When bestselling author Dan Chaon heard about a conspiracy at his sister’s university linking a string of drowning deaths to a serial killer, he scribbled it down in his notebook and let it simmer—for 10 years. “I kept trying to figure out a way to go back to it,” says Chaon. “And then eventually that image of [a] kid floating down the river kept coming back to me, and I finally started to figure out how I could approach it without turning it into a straight-up procedural.” While there is a sinister presence lurking behind the string of drownings in his latest—and most chilling—novel Ill Will, Chaon, a virtuoso of mind-bending literary horror, also reveals a deeper, menacing story that’s slowly uncoiling on the periphery.
A recurring motif that serves as the swelling tension beneath most of Chaon’s work, grief weighs heavy on each character in his third novel, particularly Chaon’s two hapless narrators: Dustin Tillman, a psychologist in Cleveland who, plagued by the recent death of his wife, can’t seem to resist his delusions while he clings to the past; and Dustin’s youngest son, Aaron, your typical moody teenager, except add a harrowing drug addiction. Both characters have been unmoored by death yet they’re both drawn to their own inexorable doom, “that sensation of being watched by someone you don’t know. The feeling that a hidden presence is nearby while your eyes are closed, observing, leaning closer, emanating ill will.”

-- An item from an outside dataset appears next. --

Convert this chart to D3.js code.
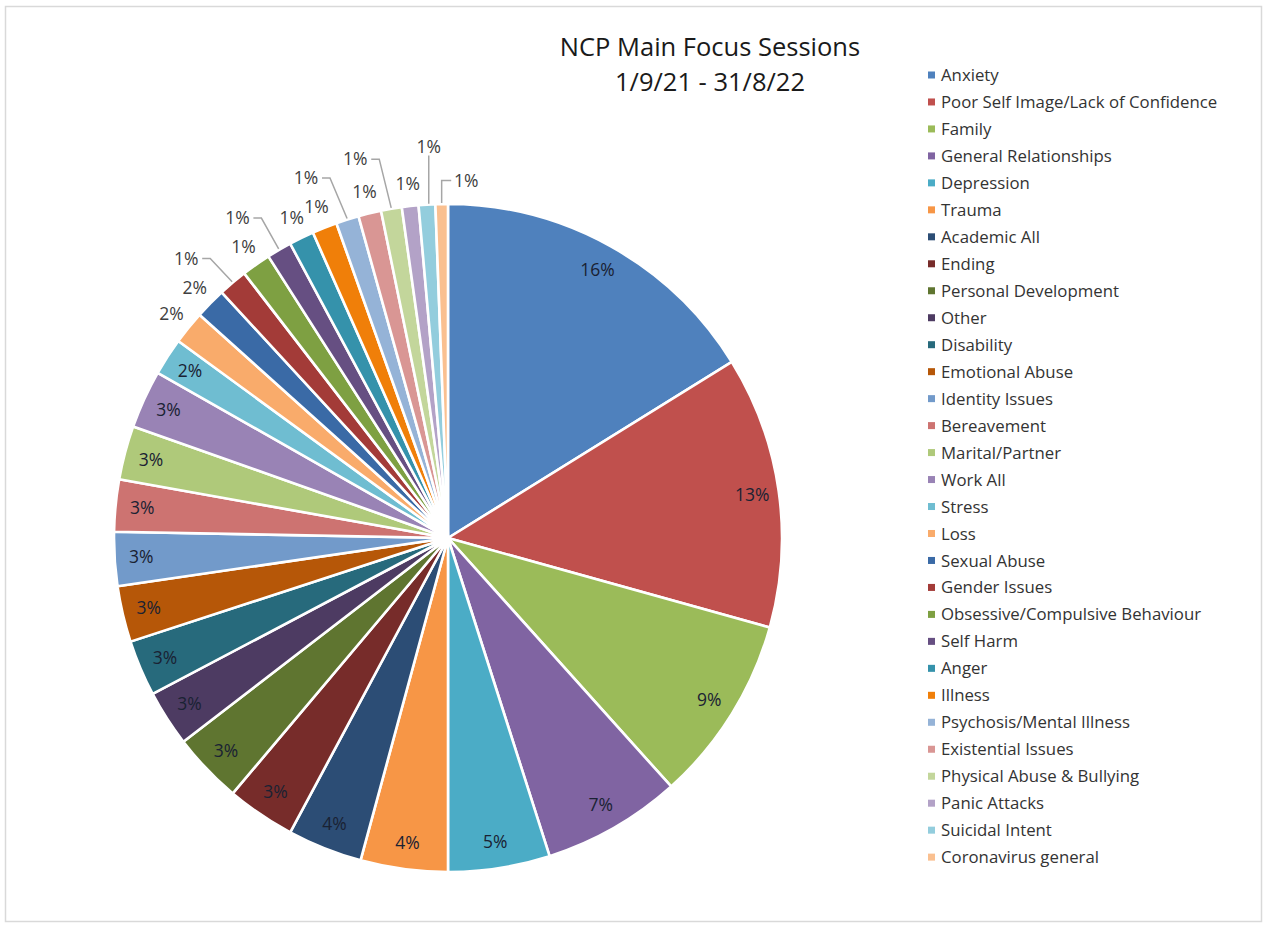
<!DOCTYPE html>
<html>
<head>
<meta charset="utf-8">
<script src="https://cdn.jsdelivr.net/npm/d3@7"></script>
<style>
  body { margin: 0; background: #fff; }
  svg { font-family: "Open Sans", "DejaVu Sans", sans-serif; }
</style>
</head>
<body>
<div id="chart"></div>
<script>
// données (en % des séances)
const categories = [
  "Anxiety", "Poor Self Image/Lack of Confidence", "Family", "General Relationships",
  "Depression", "Trauma", "Academic All", "Ending", "Personal Development", "Other",
  "Disability", "Emotional Abuse", "Identity Issues", "Bereavement", "Marital/Partner",
  "Work All", "Stress", "Loss", "Sexual Abuse", "Gender Issues",
  "Obsessive/Compulsive Behaviour", "Self Harm", "Anger", "Illness",
  "Psychosis/Mental Illness", "Existential Issues", "Physical Abuse & Bullying",
  "Panic Attacks", "Suicidal Intent", "Coronavirus general"
];
const values = [
  16.1, 13.1, 9.0, 6.7, 4.9, 4.2, 3.6, 3.3, 3.4, 2.7,
  2.7, 2.7, 2.6, 2.5, 2.6, 2.8, 1.8, 1.6, 1.5, 1.4,
  1.4, 1.2, 1.2, 1.2, 1.1, 1.1, 1.0, 0.8, 0.8, 0.6
];
const colors = [
  "#4f81bd", "#c0504d", "#9bbb59", "#8064a2", "#4bacc6", "#f79646", "#2c4d75", "#772c2a",
  "#5f7530", "#4d3b62", "#276a7c", "#b65708", "#729aca", "#cd7371", "#afc97a", "#9983b5",
  "#6fbdd1", "#f9ab6b", "#3a6aa6", "#a33b38", "#7ea042", "#664f82", "#3592ab", "#f07f09",
  "#95b3d7", "#d99694", "#c3d69b", "#b3a2c7", "#93cddd", "#fac090"
];
const titleLines = ["NCP Main Focus Sessions", "1/9/21 - 31/8/22"];

// étiquettes éloignées avec trait de rappel : décalage d'angle (degrés) et rayon
const leaderLabels = {
  "Gender Issues": [-3, 383],
  "Self Harm": [-3, 383],
  "Psychosis/Mental Illness": [-4, 387],
  "Physical Abuse & Bullying": [-4, 390],
  "Suicidal Intent": [0.8, 392],
  "Coronavirus general": [4, 358]
};

const width = 1264, height = 926;
const cx = 448, cy = 538, radius = 334;

const svg = d3.select("#chart").append("svg")
  .attr("width", width)
  .attr("height", height);

// cadre du graphique
svg.append("rect")
  .attr("x", 5.5).attr("y", 6.5)
  .attr("width", 1256).attr("height", 915)
  .attr("fill", "white")
  .attr("stroke", "#d9d9d9")
  .attr("stroke-width", 1.5);

// titre
svg.append("g").selectAll("text")
  .data(titleLines)
  .enter().append("text")
  .attr("x", 710)
  .attr("y", (d, i) => 56 + i * 35)
  .attr("text-anchor", "middle")
  .style("font-size", "25.5px")
  .style("fill", "#1a1a1a")
  .text(d => d);

const data = categories.map((c, i) => ({ name: c, value: values[i], color: colors[i] }));
const total = d3.sum(values);

const pie = d3.pie().sort(null).value(d => d.value);
const arcs = pie(data);
const arc = d3.arc().innerRadius(0).outerRadius(radius);

const g = svg.append("g").attr("transform", `translate(${cx},${cy})`);

g.selectAll("path")
  .data(arcs)
  .enter().append("path")
  .attr("d", arc)
  .attr("fill", d => d.data.color)
  .attr("stroke", "white")
  .attr("stroke-width", 2.6)
  .attr("stroke-linejoin", "round");

function polar(angle, r) {
  return [Math.sin(angle) * r, -Math.cos(angle) * r];
}

// étiquettes de pourcentage
arcs.forEach(d => {
  const mid = (d.startAngle + d.endAngle) / 2;
  const pct = Math.round(d.data.value / total * 100) + "%";
  let pos, fill = "#1a2233";
  const lead = leaderLabels[d.data.name];
  if (lead) {
    pos = polar(mid + lead[0] * Math.PI / 180, lead[1]);
    fill = "#404040";
    const edge = polar(mid, radius + 1);
    let pts;
    if (Math.abs(pos[0] - edge[0]) < 8) {
      pts = [[pos[0], pos[1] + 9], [pos[0], edge[1]]];
    } else if (pos[0] < edge[0]) {
      pts = [[pos[0] + 16, pos[1]], [pos[0] + 24, pos[1]], edge];
    } else {
      pts = [edge, [edge[0], pos[1]], [pos[0] - 15, pos[1]]];
    }
    g.append("path")
      .attr("d", d3.line()(pts))
      .attr("fill", "none")
      .attr("stroke", "#a6a6a6")
      .attr("stroke-width", 1.5);
  } else if (d.data.value < 1.7) {
    pos = polar(mid, 356);
    fill = "#404040";
  } else {
    pos = polar(mid, radius * 0.92);
  }
  g.append("text")
    .attr("x", pos[0])
    .attr("y", pos[1])
    .attr("dy", "0.35em")
    .attr("text-anchor", "middle")
    .style("font-size", "17.5px")
    .style("fill", fill)
    .text(pct);
});

// légende
const legend = svg.append("g")
  .attr("transform", "translate(928, 75)")
  .selectAll("g")
  .data(data)
  .enter().append("g")
  .attr("transform", (d, i) => `translate(0, ${i * 26.97})`);

legend.append("rect")
  .attr("x", 0)
  .attr("y", -3.5)
  .attr("width", 7)
  .attr("height", 7)
  .attr("fill", d => d.color);

legend.append("text")
  .attr("x", 13)
  .attr("y", 0)
  .attr("dy", "0.36em")
  .style("font-size", "16.8px")
  .style("fill", "#333")
  .text(d => d.name);
</script>
</body>
</html>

Chaon, whose wife, the writer Sheila Schwartz, died in 2008 from cancer, is no stranger to the bewilderment that accompanies loss, and he admits that, in a sense, writing from Dustin’s point of view was strangely cathartic. “I guess it was one way for me to write about that stuff in a way that felt like putting it into the life of somebody who was not me,” he explains. “It kind of allowed me to look at it in a way that felt like it was true to the kind of screaminess of the grief without me being melodramatic about it.”
From the novel’s outset, Dustin travels into uncharted territory with one his patients—a distressingly shady character—and subsequently finds himself entrenched in an investigation into a suspicious pattern of drowning deaths. To further complicate things, Dustin’s adopted brother, Rusty, has just been exonerated after spending 30 years in prison and, unbeknownst to Dustin, has been in regular contact with Aaron.
Via a progression of flashbacks, narrated by Dustin, we learn that, in the midst of the Satanic Panic in 1983, Rusty was sentenced to prison for the senseless murder of their parents, aunt, and uncle, a conviction largely based off of Dustin’s so-called repressed memories of a satanic ritual that Rusty had supposedly performed before the execution. Growing up in middle America, Chaon was more than familiar with this sweeping hysteria that took hold of America in the 80s.
Chaon grew up in Nebraska. “There was definitely a time when pastors in our town would talk about, ‘Yes, there are Satanists in the town; they are sacrificing in the graveyard!’ ” Chaon recalls. “All of that stuff was totally believed.”
But as Dustin continues to conjure up his past, his recollections deteriorate into disjointed lines of thought; the truth becomes muddled; and his capricious psychological state comes searingly into focus. Filtering the story through two vastly different perspectives, Chaon was interested in exploring character entrapment, and, in turn, examining the ways in which belief alters reality. “We can believe ourselves into these incredible feats of self-deception,” Chaon says. “Just that idea of somebody who’s basically decent, but also doomed by their own lack of self-awareness. I think that’s something that’s very terrifying because I think all of us are kind of afraid that we’re not as self-aware as we’d like to be.”
Stephanie Buschardt is an editorial assistant at Kirkus Reviews.